On conda vs. PyPI: I think both approaches have merits, and I don’t think one should be jettisoned in favor of the other, but we should do what we can to help these work together, and maybe learn from each other. Giving the library author the ability to produce their own wheels has benefits, such as better control over your library, and rapid releases - sometimes conda releases get stuck for a while waiting for someone. Providing good tools to do it (like cibuildwheel & CI) has been huge, and I think the situation is better than Conda’s layers of tooling that makes tooling that injects tooling that duplicates tooling into tens of thousands of repositories. This has been patched so many times that it’s really hard to fix things that are clearly broken, like CMAKE_GENERATOR
, which is set to “Makefiles” even if make is not installed and Ninja is, etc. Also, I spent several days trying to get the size of a clang-format install under some amount (500 MB, I think?) so it could be run with pre-commit.ci’s limits - and then I found the other pybind11 maintainers had deleted conda a year or two ago and had no intention of reinstalling it. Then someone produced a scikit-build/cibuildwheel binary for clang-tidy for PyPI - it was 2 MB and installed & ran pretty much instantly, and didn’t require conda preinstalled. The CMake file was less than a page, and the CI file was less than a page. Also, due to the custom compiler toolchain, if a user wants to build compile something locally, conda’s a mess. We get a pretty regular stream of users opening issues on pybind11 just because they are using the conda Python and don’t know why they can’t compile their own code.

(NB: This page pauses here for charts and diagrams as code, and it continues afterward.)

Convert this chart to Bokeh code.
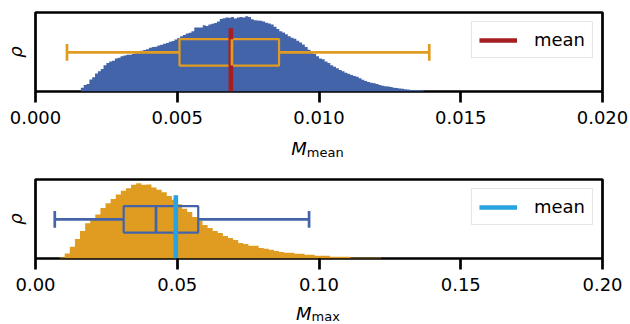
import numpy as np
from bokeh.plotting import figure
from bokeh.layouts import column
from bokeh.models import Range1d, FixedTicker, Div
from bokeh.embed import file_html
from bokeh.resources import INLINE

# ---------------- data ----------------
# M_mean histogram (density, normalised to the peak)
mmean_hist_start = 0.0016
mmean_hist_width = 0.0001
mmean_density = [
    0.05, 0.085, 0.10, 0.16, 0.19, 0.24, 0.27, 0.30, 0.35, 0.38,
    0.40, 0.41, 0.44, 0.45, 0.47, 0.48, 0.49, 0.49, 0.50, 0.51,
    0.52, 0.54, 0.55, 0.56, 0.58, 0.59, 0.595, 0.61, 0.62, 0.635,
    0.645, 0.66, 0.67, 0.69, 0.71, 0.735, 0.75, 0.77, 0.78, 0.80,
    0.85, 0.85, 0.85, 0.88, 0.87, 0.89, 0.90, 0.91, 0.93, 0.965,
    0.975, 0.985, 0.98, 0.99, 0.97, 0.985, 0.99, 0.985, 1.0, 0.99,
    0.96, 0.948, 0.945, 0.94, 0.93, 0.915, 0.905, 0.89, 0.86, 0.83,
    0.80, 0.785, 0.76, 0.735, 0.715, 0.70, 0.675, 0.65, 0.625, 0.59,
    0.555, 0.53, 0.50, 0.47, 0.44, 0.43, 0.40, 0.38, 0.35, 0.33,
    0.31, 0.285, 0.27, 0.25, 0.235, 0.22, 0.205, 0.195, 0.175, 0.155,
    0.14, 0.125, 0.115, 0.11, 0.10, 0.085, 0.078, 0.07, 0.065, 0.06,
    0.05, 0.046, 0.04, 0.035, 0.03, 0.025, 0.02, 0.02, 0.02, 0.02,
    0.015,
]
mmean_whisker_low = 0.00111
mmean_q1 = 0.00508
mmean_median = 0.00693
mmean_q3 = 0.00859
mmean_whisker_high = 0.01389
mmean_mean = 0.00689

# M_max histogram
mmax_hist_start = 0.0085
mmax_hist_width = 0.0018
mmax_density = [
    0.013, 0.066, 0.155, 0.26, 0.366, 0.47, 0.53, 0.585, 0.67, 0.735,
    0.79, 0.85, 0.90, 0.935, 0.98, 1.0, 0.98, 0.985, 0.945, 0.915,
    0.88, 0.83, 0.78, 0.72, 0.66, 0.617, 0.55, 0.50, 0.445, 0.405,
    0.366, 0.34, 0.30, 0.273, 0.247, 0.207, 0.194, 0.168, 0.168, 0.141,
    0.128, 0.115, 0.10, 0.088, 0.075, 0.075, 0.062, 0.062, 0.049, 0.049,
    0.036, 0.036, 0.036, 0.022, 0.022, 0.022, 0.022, 0.01, 0.01, 0.01,
    0.01, 0.01, 0.01,
]
mmax_whisker_low = 0.0068
mmax_q1 = 0.0311
mmax_median = 0.0425
mmax_q3 = 0.0574
mmax_whisker_high = 0.0965
mmax_mean = 0.0495

mmean_ticks = [0.0, 0.005, 0.01, 0.015, 0.02]
mmean_tick_labels = ["0.000", "0.005", "0.010", "0.015", "0.020"]
mmax_ticks = [0.0, 0.05, 0.1, 0.15, 0.2]
mmax_tick_labels = ["0.00", "0.05", "0.10", "0.15", "0.20"]

legend_text = "mean"
ylabel_text = "ρ"
xlabel_main = "M"
mmean_sub = "mean"
mmax_sub = "max"

# ---------------- style ----------------
BLUE = "#4464AA"
ORANGE = "#E09C20"
RED = "#A51E22"
CYAN = "#28A2E0"
FONT = "DejaVu Sans"

W = 630
LEFT, RIGHT = 35, 28
FRAME_H = 79
BOTTOM = 48
Y_TOP = 1.05
BOX_C, BOX_H, CAP_H, MEAN_TOP = 0.52, 0.175, 0.11, 0.84


def panel(top_border, xmax, ticks, tick_labels, start, width, dens,
          face, box_color, stats, mean_color, median_on_top):
    wl, q1, med, q3, wh, mu = stats
    height = top_border + FRAME_H + BOTTOM
    p = figure(width=W, height=height, output_backend="svg",
               toolbar_location=None, min_border_left=LEFT,
               min_border_right=RIGHT, min_border_top=top_border,
               min_border_bottom=BOTTOM, margin=0,
               x_range=Range1d(0, xmax), y_range=Range1d(0, Y_TOP))
    p.grid.visible = False
    p.outline_line_color = "black"
    p.outline_line_width = 2.7
    p.outline_line_alpha = 1.0
    p.background_fill_color = "white"
    p.border_fill_color = "white"

    edges = start + width * np.arange(len(dens) + 1)
    p.varea_step(x=edges, y1=np.zeros(len(edges)),
                 y2=list(dens) + [dens[-1]], step_mode="after",
                 fill_color=face)

    p.quad(left=[q1], right=[q3], bottom=[BOX_C - BOX_H], top=[BOX_C + BOX_H],
           fill_color=None, line_color=box_color, line_width=2.2)

    def draw_median():
        p.segment(x0=[med], y0=[BOX_C - BOX_H], x1=[med], y1=[BOX_C + BOX_H],
                  line_color=box_color, line_width=2.7)

    if not median_on_top:
        draw_median()
    p.segment(x0=[wl, q3], y0=[BOX_C, BOX_C], x1=[q1, wh], y1=[BOX_C, BOX_C],
              line_color=box_color, line_width=2.7)
    p.segment(x0=[wl, wh], y0=[BOX_C - CAP_H] * 2, x1=[wl, wh],
              y1=[BOX_C + CAP_H] * 2, line_color=box_color, line_width=2.7)
    p.segment(x0=[mu], y0=[0], x1=[mu], y1=[MEAN_TOP], line_color=mean_color,
              line_width=4.6, legend_label=legend_text)
    if median_on_top:
        draw_median()

    ax = p.xaxis[0]
    ax.ticker = FixedTicker(ticks=ticks)
    ax.major_label_overrides = dict(zip(ticks, tick_labels))
    ax.axis_line_color = None
    ax.major_tick_line_color = "black"
    ax.major_tick_line_width = 2.7
    ax.major_tick_in = 0
    ax.major_tick_out = 11
    ax.minor_tick_line_color = None
    ax.major_label_text_font = FONT
    ax.major_label_text_font_size = "18px"
    ax.major_label_text_color = "black"
    ax.major_label_standoff = 8

    ay = p.yaxis[0]
    ay.ticker = FixedTicker(ticks=[])
    ay.axis_line_color = None
    ay.major_tick_line_color = None
    ay.minor_tick_line_color = None
    ay.major_tick_out = 0
    ay.major_tick_in = 0
    ay.major_label_standoff = 0
    ay.axis_label = ylabel_text
    ay.axis_label_standoff = 10
    ay.axis_label_text_font = FONT
    ay.axis_label_text_font_style = "italic"
    ay.axis_label_text_font_size = "18px"
    ay.axis_label_text_color = "black"

    lg = p.legend[0]
    lg.location = "top_right"
    lg.margin = 9
    lg.padding = 7
    lg.spacing = 0
    lg.glyph_width = 38
    lg.glyph_height = 20
    lg.label_standoff = 17
    lg.label_text_font = FONT
    lg.label_text_font_size = "18px"
    lg.label_text_color = "black"
    lg.border_line_color = "#cccccc"
    lg.border_line_width = 1.6
    lg.background_fill_alpha = 0.8
    return p


def xlabel(sub, height, pad_left, pad_top, line_h, sub_drop):
    html = (
        f'<div style="width:{W}px;height:{height}px;box-sizing:border-box;'
        f'margin:0;padding-left:{pad_left}px;padding-top:{pad_top}px;'
        f'text-align:center;font-family:\'{FONT}\';font-size:18px;'
        f'line-height:{line_h}px;color:black;white-space:nowrap;'
        f'overflow:visible;">'
        f'<i>{xlabel_main}</i><span style="font-size:13px;position:relative;'
        f'top:{sub_drop}px;">{sub}</span></div>'
    )
    return Div(text=html, width=W, height=height, margin=0)


top = panel(12, 0.02, mmean_ticks, mmean_tick_labels, mmean_hist_start,
            mmean_hist_width, mmean_density, BLUE, ORANGE,
            (mmean_whisker_low, mmean_q1, mmean_median, mmean_q3,
             mmean_whisker_high, mmean_mean), RED, True)
top_label = xlabel(mmean_sub, 26, 5, 1, 18, 2)
bot = panel(14, 0.2, mmax_ticks, mmax_tick_labels, mmax_hist_start,
            mmax_hist_width, mmax_density, ORANGE, BLUE,
            (mmax_whisker_low, mmax_q1, mmax_median, mmax_q3,
             mmax_whisker_high, mmax_mean), CYAN, False)
bot_label = xlabel(mmax_sub, 18, 6, 0, 15, 1)

layout = column(top, top_label, bot, bot_label, spacing=0)
open("out.html", "w").write(file_html(layout, INLINE))
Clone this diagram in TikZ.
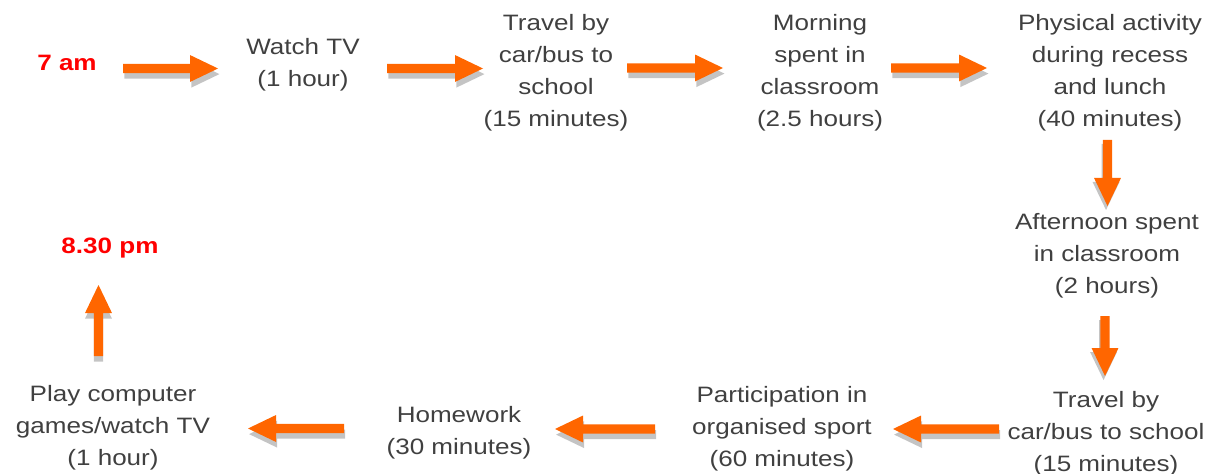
\documentclass[tikz,border=0pt]{standalone}
\usepackage{fontspec}
\setmainfont[FakeStretch=1.17]{Liberation Sans}
\usetikzlibrary{calc}
\definecolor{arrowor}{HTML}{FF6600}
\definecolor{shadowgr}{HTML}{C4C4C4}
\definecolor{txtgr}{HTML}{404040}
\definecolor{timered}{HTML}{FF0000}
\newcommand{\blockarrow}[3]{% #1 start, #2 end, #3 shadow shift (canvas)
  \coordinate (hb) at ($(#2)!21pt!(#1)$);
  \coordinate (p1) at ($(#1)!3.4pt!90:(#2)$);
  \coordinate (p2) at ($(hb)!3.4pt!-90:(#1)$);
  \coordinate (p3) at ($(hb)!10.1pt!-90:(#1)$);
  \coordinate (p5) at ($(hb)!10.1pt!90:(#1)$);
  \coordinate (p6) at ($(hb)!3.4pt!90:(#1)$);
  \coordinate (p7) at ($(#1)!3.4pt!-90:(#2)$);
  \fill[shadowgr, transform canvas={#3}] (p1) -- (p2) -- (p3) -- (#2) -- (p5) -- (p6) -- (p7) -- cycle;
  \fill[arrowor] (p1) -- (p2) -- (p3) -- (#2) -- (p5) -- (p6) -- (p7) -- cycle;
}
\begin{document}
\begin{tikzpicture}[x=0.75pt,y=-0.75pt,
  lbl/.style={anchor=north,align=center,inner sep=0pt,text=txtgr,font=\fontsize{16.7}{23.9}\selectfont},
  timelbl/.style={anchor=north,inner sep=0pt,text=timered,font=\fontsize{16.7}{23.9}\selectfont\bfseries}]
\useasboundingbox (0,0) rectangle (1218,474);
% nodes
\node[timelbl] (t7) at (67,55) {7 am};
\node[lbl] (tv) at (303,38) {Watch TV\\(1 hour)};
\node[lbl] (trav1) at (556,14.5) {Travel by\\car/bus to\\school\\(15 minutes)};
\node[lbl] (morn) at (820,14.5) {Morning\\spent in\\classroom\\(2.5 hours)};
\node[lbl] (phys) at (1110,14.5) {Physical activity\\during recess\\and lunch\\(40 minutes)};
\node[lbl] (aft) at (1107,213.5) {Afternoon spent\\in classroom\\(2 hours)};
\node[lbl] (trav2) at (1106,391) {Travel by\\car/bus to school\\(15 minutes)};
\node[lbl] (sport) at (782,386) {Participation in\\organised sport\\(60 minutes)};
\node[lbl] (hw) at (459,406) {Homework\\(30 minutes)};
\node[lbl] (play) at (113,385) {Play computer\\games/watch TV\\(1 hour)};
\node[timelbl] (t830) at (110,238) {8.30 pm};
% arrow end points
\coordinate (a1s) at (123,68.5); \coordinate (a1e) at (218,68.5);
\coordinate (a2s) at (387,68.5); \coordinate (a2e) at (483,68.5);
\coordinate (a3s) at (627,68);   \coordinate (a3e) at (723,68);
\coordinate (a4s) at (891,68);   \coordinate (a4e) at (987,68);
\coordinate (d1s) at (1107.5,140); \coordinate (d1e) at (1107.5,206);
\coordinate (d2s) at (1105,316); \coordinate (d2e) at (1105,376);
\coordinate (l1s) at (999,429); \coordinate (l1e) at (893,429);
\coordinate (l2s) at (655,429); \coordinate (l2e) at (555,429);
\coordinate (l3s) at (344,428.5); \coordinate (l3e) at (248,428.5);
\coordinate (us) at (98.5,356); \coordinate (ue) at (98.5,285);
\blockarrow{a1s}{a1e}{xshift=1.1pt,yshift=-4.2pt}
\blockarrow{a2s}{a2e}{xshift=1.1pt,yshift=-4.2pt}
\blockarrow{a3s}{a3e}{xshift=1.1pt,yshift=-4.2pt}
\blockarrow{a4s}{a4e}{xshift=1.1pt,yshift=-4.2pt}
\blockarrow{d1s}{d1e}{xshift=-1.1pt,yshift=-3pt}
\blockarrow{d2s}{d2e}{xshift=-1.1pt,yshift=-3pt}
\blockarrow{l1s}{l1e}{xshift=0.8pt,yshift=-4.2pt}
\blockarrow{l2s}{l2e}{xshift=0.8pt,yshift=-4.2pt}
\blockarrow{l3s}{l3e}{xshift=0.8pt,yshift=-4.2pt}
\blockarrow{us}{ue}{xshift=0pt,yshift=-4.2pt}
\end{tikzpicture}
\end{document}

Conda’s designed to be pre-build via conda-build, and not build on the user’s system via standard tools. On the flip side, Conda can package things that can’t be done as wheels (at least as easily), it can handle shared libraries without name mangling, and it has a uniform compiling environment (mostly). And the central nature does allow central maintainers to help out with recipes a bit more easily. (Though, I should mention that many of the “thousands” of maintainers are really just the original package submitters, just like PyPI).